>> Start

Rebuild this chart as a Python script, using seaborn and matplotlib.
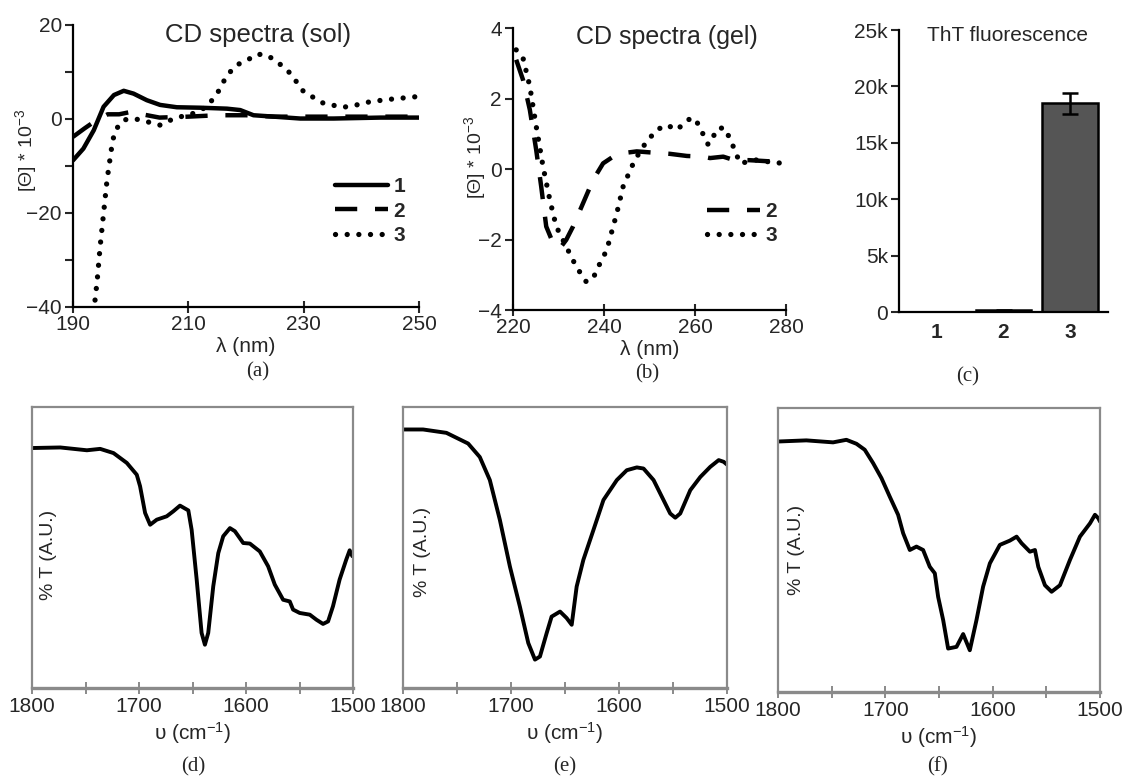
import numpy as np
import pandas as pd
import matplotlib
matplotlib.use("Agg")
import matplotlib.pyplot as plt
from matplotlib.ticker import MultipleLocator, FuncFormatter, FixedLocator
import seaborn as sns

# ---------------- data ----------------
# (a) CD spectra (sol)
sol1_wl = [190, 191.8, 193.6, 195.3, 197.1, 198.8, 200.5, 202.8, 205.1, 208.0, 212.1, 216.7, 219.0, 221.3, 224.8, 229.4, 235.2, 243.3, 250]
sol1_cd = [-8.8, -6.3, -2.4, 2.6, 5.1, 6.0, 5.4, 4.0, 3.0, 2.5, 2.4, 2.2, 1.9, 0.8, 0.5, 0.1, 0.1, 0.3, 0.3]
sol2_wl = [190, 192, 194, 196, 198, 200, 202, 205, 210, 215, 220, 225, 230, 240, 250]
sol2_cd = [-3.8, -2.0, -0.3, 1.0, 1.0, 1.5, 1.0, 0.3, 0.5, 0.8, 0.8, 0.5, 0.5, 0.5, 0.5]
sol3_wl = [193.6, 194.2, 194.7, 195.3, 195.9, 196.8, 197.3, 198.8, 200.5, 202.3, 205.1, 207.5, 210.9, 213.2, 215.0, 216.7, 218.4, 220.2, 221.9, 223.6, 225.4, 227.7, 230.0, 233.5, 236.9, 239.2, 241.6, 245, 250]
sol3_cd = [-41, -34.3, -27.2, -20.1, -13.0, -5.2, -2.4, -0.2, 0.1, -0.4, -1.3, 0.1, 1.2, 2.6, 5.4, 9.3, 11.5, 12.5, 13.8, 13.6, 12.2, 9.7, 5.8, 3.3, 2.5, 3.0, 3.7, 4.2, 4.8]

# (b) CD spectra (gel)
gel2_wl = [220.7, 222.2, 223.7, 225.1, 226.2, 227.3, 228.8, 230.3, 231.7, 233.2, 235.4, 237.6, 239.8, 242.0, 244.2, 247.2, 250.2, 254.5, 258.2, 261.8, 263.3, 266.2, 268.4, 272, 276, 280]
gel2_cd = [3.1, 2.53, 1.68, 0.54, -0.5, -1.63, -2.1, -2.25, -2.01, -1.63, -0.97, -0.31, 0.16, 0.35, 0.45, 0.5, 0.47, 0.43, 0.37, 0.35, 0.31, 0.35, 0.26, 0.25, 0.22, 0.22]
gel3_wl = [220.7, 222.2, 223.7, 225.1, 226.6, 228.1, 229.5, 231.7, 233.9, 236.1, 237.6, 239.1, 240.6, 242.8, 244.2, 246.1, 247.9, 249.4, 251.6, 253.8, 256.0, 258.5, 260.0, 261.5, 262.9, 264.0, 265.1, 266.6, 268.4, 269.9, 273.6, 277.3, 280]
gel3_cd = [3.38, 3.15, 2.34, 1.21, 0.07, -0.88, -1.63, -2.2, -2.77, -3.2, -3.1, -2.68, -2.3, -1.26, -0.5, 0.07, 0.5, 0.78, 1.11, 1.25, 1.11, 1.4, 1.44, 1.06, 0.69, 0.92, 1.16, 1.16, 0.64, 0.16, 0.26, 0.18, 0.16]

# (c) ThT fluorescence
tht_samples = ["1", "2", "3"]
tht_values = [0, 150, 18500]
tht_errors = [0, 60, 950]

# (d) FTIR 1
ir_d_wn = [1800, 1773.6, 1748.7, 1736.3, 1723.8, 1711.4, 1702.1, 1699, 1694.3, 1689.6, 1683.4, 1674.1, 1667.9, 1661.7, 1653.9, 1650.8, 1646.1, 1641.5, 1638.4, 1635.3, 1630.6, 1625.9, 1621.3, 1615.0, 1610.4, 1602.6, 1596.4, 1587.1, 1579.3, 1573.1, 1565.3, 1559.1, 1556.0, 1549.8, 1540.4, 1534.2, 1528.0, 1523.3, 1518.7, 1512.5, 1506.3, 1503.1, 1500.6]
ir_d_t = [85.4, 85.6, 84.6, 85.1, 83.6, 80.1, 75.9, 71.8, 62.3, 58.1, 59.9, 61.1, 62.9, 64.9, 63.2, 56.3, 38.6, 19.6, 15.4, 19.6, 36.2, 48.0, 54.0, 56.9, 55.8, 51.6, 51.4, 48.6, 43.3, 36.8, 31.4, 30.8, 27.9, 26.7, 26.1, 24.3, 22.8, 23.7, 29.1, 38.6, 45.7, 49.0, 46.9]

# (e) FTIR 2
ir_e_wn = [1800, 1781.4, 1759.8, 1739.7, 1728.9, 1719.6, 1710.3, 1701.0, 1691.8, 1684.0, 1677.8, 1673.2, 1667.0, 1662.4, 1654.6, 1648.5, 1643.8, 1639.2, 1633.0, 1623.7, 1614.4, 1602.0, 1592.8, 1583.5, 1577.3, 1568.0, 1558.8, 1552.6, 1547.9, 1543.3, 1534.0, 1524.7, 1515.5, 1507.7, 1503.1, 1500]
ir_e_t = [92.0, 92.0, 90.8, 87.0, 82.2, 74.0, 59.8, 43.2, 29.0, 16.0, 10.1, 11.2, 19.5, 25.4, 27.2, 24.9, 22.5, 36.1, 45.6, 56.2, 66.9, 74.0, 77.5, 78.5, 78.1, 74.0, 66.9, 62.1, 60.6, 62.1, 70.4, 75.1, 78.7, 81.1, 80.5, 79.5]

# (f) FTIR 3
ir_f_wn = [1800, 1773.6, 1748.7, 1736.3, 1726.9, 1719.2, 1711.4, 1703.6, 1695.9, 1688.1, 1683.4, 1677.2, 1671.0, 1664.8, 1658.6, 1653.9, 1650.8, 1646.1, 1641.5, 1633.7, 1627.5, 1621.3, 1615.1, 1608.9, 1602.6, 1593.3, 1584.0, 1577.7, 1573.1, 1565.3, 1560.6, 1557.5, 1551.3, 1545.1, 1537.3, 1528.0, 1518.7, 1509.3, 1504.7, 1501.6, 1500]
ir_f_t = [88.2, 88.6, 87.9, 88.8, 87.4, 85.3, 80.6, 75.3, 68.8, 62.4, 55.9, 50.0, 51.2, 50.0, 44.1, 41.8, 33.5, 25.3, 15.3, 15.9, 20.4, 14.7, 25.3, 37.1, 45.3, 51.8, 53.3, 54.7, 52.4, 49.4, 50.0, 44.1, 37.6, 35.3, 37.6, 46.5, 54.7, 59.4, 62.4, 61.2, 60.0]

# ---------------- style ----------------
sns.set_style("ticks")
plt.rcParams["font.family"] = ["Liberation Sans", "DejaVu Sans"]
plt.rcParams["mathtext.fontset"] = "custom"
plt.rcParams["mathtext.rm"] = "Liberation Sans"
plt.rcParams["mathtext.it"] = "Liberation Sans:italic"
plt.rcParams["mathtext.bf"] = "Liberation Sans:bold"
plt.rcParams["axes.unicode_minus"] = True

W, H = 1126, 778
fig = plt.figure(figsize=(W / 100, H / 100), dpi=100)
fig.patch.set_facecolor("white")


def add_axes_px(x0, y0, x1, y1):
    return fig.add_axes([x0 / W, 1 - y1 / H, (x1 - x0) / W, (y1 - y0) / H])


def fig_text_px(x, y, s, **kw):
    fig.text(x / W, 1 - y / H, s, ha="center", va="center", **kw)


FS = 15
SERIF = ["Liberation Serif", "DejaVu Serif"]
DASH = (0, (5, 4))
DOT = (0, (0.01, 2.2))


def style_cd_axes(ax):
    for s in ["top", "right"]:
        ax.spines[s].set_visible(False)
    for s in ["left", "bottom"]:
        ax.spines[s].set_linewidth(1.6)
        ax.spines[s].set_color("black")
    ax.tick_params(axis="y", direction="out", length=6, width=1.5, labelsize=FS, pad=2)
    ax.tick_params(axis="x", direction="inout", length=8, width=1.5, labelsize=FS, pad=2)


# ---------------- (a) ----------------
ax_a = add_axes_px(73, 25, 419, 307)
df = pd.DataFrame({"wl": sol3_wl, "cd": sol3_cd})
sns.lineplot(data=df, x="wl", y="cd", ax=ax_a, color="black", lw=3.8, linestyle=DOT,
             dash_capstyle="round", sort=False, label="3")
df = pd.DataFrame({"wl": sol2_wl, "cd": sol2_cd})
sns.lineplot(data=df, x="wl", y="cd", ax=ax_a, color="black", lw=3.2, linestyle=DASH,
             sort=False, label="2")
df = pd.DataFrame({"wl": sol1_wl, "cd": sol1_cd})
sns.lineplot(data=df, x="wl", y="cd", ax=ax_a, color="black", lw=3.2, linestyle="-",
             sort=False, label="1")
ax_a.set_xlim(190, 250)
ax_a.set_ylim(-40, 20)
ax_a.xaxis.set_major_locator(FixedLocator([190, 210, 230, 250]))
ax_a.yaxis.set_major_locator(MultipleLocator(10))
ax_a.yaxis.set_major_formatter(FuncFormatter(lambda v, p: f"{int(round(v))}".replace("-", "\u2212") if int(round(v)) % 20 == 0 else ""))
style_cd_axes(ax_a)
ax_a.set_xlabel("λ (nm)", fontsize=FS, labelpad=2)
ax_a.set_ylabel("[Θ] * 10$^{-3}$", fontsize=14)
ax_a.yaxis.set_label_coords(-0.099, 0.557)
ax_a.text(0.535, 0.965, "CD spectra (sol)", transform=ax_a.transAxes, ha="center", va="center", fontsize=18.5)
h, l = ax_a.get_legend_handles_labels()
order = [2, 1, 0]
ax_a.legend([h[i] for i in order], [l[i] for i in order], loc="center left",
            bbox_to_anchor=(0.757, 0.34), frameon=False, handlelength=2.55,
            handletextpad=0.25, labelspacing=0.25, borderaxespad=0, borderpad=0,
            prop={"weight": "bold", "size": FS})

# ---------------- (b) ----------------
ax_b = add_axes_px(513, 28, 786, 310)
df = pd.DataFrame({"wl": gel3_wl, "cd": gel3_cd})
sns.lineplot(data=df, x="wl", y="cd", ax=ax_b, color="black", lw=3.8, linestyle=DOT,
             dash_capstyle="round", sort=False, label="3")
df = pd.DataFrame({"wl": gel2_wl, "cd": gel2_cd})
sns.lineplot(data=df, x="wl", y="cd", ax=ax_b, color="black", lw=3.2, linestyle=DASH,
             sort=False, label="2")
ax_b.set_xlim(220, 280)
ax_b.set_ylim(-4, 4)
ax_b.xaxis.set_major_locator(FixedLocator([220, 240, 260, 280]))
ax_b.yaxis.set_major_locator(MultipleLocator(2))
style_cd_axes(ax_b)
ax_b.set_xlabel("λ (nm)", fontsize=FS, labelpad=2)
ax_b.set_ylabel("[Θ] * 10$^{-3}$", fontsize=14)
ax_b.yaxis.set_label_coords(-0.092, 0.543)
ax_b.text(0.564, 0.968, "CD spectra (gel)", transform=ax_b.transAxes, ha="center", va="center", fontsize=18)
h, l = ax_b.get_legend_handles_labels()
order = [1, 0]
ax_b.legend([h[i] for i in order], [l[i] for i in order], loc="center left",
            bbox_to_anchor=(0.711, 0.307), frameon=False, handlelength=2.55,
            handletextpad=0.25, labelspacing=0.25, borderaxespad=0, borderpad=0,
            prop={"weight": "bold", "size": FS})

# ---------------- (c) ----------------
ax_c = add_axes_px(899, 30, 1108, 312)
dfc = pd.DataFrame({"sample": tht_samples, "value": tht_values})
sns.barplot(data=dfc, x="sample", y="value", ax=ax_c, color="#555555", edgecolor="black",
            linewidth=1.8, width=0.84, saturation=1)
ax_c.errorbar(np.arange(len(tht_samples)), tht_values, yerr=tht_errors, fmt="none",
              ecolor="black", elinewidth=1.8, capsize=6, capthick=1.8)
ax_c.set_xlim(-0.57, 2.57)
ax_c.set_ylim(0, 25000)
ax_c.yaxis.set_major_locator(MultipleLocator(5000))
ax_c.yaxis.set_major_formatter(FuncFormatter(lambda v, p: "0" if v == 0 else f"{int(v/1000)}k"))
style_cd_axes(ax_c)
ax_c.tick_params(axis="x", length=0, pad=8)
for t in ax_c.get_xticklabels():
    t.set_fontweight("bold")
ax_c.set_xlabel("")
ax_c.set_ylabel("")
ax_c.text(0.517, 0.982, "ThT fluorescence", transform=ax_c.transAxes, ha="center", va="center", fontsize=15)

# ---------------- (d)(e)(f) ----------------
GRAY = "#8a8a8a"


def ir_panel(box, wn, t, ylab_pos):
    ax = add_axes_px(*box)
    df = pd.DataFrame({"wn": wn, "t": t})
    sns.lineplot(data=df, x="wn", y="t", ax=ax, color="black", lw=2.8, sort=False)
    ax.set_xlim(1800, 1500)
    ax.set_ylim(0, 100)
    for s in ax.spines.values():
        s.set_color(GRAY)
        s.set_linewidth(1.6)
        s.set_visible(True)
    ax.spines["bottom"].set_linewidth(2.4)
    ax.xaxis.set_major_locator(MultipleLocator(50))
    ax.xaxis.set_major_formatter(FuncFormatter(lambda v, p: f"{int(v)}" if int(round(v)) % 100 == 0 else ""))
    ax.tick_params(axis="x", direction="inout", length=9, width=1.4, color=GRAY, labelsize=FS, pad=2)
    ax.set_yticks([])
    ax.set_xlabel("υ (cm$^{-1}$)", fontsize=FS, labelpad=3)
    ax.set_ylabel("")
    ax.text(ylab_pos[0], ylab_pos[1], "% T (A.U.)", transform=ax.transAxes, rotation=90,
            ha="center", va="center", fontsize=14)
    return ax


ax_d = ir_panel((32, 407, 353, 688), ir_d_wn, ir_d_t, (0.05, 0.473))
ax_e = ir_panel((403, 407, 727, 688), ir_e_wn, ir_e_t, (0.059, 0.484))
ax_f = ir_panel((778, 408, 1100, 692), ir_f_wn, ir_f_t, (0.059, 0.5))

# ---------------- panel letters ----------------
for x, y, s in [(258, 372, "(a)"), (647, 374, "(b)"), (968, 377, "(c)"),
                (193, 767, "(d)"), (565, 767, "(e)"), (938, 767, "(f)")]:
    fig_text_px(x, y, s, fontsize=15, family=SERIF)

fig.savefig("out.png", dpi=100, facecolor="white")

>> End

Scan the listing above. Gather each line that contains the word "seaborn".

Rebuild this chart as a Python script, using seaborn and matplotlib.
import seaborn as sns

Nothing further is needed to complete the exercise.